В это самое время епископ Калужский покидал город, отбывая в Шамордино. В дороге ему подали телеграмму, извещавшую о кончине старца. Когда через три дня Владыка входил в Шамординс-кий храм, хор пел «аллилуиа». Открытый гроб преподобного Амвросия стоял в середине храма. Еще задолго до своей смерти старец предупредил отца Иосифа, что в отличие от его предшественников -Леонида и Макария-от его мертвого тела будет исходить запах тления. «Это случится со мной потому, — говорил он, -что окружен я был слишком незаслуженной славой при жизни». Действительно, вначале был запах, но он постепенно исчезал. В день похорон от тела старца исходило удивительное благоухание. Прибыло более 8 тысяч человек, чтобы проститься с этим телом, четыре дня остававшимся открытым. Каждый пытался хоть на секунду положить на тело старца платок или кусочек материи, чтобы хранить его потом как святыню. Монастыри Оптинский и Шамординский оспаривали друг у друга право на останки отца Амвросия. Святейший Синод, уведомленный об этом споре, высказался в пользу Оптиной.
14 октября, под осенним дождем, тело старца Амвросия было перенесено в Оптину. Несомый на плечах гроб высился над огромной толпой. По пути священники и народ из соседних деревень присоединялись к шествию с иконами и хоругвями. Время от времени останавливались и служили литию. Эти похороны скорее напоминали перенесение мощей. Все заметили, что окружившие гроб большие свечи, несмотря на дождь, ни разу не гасли.
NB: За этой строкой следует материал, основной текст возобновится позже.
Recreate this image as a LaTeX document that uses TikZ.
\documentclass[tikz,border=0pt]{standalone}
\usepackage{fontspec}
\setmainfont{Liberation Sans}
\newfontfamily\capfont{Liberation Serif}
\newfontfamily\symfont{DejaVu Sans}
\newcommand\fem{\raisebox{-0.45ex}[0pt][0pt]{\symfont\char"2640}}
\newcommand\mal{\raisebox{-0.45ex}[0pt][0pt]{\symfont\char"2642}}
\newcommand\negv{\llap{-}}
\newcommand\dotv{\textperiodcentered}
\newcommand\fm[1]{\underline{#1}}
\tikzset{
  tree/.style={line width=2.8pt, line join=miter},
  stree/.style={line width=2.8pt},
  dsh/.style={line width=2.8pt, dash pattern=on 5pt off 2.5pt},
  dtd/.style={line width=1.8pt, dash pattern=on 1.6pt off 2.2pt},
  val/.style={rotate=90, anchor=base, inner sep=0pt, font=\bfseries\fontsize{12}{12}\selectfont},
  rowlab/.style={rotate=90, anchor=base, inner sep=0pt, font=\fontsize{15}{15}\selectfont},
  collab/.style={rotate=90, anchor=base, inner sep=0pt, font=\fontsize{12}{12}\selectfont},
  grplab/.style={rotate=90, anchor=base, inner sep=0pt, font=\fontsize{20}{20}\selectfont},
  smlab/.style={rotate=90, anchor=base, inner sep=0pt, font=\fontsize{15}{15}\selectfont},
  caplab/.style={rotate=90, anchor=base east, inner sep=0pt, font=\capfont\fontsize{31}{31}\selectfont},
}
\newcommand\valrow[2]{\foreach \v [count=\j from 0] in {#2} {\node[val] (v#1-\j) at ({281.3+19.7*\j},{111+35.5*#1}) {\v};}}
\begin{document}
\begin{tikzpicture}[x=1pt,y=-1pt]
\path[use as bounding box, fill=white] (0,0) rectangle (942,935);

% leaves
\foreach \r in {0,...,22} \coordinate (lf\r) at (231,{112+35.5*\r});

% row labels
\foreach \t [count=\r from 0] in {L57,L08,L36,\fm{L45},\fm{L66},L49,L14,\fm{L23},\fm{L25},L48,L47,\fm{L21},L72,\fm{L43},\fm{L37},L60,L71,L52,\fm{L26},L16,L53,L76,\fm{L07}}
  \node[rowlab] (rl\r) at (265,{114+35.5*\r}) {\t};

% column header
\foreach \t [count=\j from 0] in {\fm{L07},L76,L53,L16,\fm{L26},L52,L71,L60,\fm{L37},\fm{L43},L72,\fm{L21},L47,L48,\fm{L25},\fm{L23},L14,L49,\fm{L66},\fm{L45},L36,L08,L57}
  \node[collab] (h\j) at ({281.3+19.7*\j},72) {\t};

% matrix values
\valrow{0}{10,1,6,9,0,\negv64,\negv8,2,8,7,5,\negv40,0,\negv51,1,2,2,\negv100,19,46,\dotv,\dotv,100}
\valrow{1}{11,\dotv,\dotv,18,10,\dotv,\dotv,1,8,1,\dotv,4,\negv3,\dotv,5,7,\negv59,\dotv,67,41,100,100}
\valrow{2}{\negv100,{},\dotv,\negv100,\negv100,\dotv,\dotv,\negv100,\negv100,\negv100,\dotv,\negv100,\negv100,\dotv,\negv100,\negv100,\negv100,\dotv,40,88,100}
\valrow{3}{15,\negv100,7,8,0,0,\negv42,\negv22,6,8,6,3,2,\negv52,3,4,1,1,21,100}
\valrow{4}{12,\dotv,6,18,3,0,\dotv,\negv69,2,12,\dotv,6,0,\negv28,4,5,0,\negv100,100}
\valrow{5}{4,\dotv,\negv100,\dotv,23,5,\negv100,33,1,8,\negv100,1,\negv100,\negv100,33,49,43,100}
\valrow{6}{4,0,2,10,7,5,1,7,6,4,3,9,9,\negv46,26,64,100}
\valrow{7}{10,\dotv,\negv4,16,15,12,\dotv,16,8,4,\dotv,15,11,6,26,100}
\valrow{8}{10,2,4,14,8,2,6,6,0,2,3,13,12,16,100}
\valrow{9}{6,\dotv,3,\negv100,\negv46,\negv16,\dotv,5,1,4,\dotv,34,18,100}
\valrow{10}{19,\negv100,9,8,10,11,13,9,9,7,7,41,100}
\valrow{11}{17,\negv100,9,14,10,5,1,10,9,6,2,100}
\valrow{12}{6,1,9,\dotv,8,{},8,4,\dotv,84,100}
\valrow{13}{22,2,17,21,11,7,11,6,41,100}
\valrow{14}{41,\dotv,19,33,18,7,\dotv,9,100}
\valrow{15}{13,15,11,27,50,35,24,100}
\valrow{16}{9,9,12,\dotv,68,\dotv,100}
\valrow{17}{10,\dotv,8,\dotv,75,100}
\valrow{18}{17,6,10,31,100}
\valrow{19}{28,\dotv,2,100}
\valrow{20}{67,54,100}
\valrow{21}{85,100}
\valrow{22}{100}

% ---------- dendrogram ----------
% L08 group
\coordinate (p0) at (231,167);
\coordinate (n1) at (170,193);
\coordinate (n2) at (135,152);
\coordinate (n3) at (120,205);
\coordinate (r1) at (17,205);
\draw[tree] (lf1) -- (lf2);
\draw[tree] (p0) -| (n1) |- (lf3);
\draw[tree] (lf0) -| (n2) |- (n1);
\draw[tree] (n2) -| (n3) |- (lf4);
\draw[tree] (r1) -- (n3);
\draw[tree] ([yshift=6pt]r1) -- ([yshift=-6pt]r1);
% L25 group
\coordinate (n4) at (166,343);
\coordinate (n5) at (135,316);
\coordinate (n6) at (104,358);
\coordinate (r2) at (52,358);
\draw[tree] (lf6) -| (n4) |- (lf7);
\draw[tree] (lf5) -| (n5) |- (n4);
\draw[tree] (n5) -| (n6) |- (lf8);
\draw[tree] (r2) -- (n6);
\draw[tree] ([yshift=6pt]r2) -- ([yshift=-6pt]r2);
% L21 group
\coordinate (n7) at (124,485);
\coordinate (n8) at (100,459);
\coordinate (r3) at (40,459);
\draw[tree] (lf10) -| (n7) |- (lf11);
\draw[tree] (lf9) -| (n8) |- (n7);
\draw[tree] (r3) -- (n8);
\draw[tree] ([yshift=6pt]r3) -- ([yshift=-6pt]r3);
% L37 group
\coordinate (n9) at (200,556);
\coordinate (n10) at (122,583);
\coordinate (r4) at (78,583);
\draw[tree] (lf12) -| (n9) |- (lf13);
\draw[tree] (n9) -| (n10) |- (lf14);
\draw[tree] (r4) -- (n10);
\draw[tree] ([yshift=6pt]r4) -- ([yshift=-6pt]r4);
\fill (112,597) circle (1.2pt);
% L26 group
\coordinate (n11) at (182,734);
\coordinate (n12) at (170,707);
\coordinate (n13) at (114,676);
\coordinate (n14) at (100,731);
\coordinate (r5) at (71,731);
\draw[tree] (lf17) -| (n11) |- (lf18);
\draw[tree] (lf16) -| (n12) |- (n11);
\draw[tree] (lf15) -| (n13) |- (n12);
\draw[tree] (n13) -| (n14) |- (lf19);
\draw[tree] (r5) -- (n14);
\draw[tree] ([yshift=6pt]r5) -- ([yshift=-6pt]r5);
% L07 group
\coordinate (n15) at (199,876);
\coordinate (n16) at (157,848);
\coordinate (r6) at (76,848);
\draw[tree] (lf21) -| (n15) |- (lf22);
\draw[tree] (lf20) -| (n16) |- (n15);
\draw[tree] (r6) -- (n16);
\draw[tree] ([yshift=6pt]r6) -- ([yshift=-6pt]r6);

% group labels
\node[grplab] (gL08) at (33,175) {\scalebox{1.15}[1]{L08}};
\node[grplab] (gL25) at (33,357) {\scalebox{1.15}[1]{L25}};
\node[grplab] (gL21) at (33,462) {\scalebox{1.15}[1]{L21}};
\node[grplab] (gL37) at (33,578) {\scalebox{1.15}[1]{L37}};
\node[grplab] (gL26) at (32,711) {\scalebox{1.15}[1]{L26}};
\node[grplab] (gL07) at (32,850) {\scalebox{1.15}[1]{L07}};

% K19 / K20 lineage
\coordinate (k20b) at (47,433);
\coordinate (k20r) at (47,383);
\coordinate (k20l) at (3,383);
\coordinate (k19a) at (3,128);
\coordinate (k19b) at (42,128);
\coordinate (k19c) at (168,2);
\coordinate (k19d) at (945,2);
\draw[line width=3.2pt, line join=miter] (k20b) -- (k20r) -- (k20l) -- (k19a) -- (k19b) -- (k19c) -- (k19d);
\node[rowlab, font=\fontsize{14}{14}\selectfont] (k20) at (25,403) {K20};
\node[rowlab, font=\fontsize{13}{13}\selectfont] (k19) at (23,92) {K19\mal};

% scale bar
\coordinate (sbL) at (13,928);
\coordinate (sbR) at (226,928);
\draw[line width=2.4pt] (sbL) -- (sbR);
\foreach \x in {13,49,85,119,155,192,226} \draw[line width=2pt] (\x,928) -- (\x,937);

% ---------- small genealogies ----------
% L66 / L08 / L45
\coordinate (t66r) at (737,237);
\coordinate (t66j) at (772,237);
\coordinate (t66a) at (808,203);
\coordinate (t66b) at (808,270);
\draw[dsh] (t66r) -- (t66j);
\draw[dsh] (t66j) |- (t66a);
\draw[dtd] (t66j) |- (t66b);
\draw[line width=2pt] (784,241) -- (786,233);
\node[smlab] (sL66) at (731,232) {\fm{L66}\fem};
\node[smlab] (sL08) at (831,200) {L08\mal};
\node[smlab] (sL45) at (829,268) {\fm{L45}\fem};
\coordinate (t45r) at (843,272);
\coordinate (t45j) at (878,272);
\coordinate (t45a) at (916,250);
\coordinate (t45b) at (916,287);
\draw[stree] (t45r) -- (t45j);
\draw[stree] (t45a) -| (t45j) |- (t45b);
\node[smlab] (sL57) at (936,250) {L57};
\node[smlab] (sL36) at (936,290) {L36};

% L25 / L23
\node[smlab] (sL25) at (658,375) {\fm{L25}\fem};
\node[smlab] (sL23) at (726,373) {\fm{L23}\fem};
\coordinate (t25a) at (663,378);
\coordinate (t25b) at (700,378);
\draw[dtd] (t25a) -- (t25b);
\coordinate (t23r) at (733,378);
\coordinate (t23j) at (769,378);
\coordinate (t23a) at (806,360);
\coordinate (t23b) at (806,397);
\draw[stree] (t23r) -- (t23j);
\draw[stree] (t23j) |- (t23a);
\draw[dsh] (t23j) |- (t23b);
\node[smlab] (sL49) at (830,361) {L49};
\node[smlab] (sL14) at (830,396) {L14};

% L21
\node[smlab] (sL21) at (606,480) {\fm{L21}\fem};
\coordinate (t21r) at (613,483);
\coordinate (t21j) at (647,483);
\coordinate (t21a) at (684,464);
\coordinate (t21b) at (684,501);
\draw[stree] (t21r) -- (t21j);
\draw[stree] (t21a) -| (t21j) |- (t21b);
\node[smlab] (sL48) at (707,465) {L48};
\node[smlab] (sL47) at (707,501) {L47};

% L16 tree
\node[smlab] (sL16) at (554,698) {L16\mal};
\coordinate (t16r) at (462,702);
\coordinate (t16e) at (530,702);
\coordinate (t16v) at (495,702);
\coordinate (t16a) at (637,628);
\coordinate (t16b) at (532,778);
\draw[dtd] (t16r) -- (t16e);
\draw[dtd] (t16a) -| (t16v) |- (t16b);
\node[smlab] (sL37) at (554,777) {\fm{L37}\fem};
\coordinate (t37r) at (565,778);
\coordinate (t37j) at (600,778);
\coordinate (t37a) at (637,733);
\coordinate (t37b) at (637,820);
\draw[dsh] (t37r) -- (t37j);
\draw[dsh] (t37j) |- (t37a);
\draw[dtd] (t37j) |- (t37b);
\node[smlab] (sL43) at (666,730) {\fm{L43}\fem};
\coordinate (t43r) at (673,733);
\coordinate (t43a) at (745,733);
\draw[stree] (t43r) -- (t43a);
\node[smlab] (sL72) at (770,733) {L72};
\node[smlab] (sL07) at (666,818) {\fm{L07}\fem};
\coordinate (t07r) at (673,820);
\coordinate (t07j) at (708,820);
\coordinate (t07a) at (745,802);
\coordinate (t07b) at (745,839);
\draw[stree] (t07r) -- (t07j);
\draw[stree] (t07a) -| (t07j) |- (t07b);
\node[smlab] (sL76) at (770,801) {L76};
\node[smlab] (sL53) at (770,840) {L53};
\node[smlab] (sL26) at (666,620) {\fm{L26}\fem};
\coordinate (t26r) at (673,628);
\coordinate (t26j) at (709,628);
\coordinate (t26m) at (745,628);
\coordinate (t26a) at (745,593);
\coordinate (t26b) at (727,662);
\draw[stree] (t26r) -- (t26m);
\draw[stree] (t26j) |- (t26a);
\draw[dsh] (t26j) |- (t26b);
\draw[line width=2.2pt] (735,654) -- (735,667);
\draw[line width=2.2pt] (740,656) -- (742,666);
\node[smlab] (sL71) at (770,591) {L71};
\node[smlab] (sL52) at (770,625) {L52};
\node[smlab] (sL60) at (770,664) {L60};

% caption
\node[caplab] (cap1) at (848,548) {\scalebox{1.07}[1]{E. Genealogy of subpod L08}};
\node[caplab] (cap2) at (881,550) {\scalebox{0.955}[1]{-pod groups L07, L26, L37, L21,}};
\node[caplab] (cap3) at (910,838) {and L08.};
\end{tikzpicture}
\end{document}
За несколько лет до своей кончины старец Амвросий заказал написать икону Божией Матери, благословляющей сжатые хлеба. Он назвал эту икону «Спорительница хлебов» и установил ее празднование на 15 октября (по старому стилю). Это был именно тот день, когда тело его должно было быть предано земле.
Старец Амвросий был похоронен у храма Оптинского монастыря, рядом со своим учителем — старцем Макарием. Позднее на его могиле была возведена часовня, в которой, перед образом Божией Матери и святого покровителя старца Амвросия Медиоланского, горели неугасимые лампады. На могильной плите были вырезаны слова св. апостола Павла: «Бых немощным яко немощен, да немощныя приобрящу; всем бых вся, да всяко некия спасу» (1 Кор 9:22).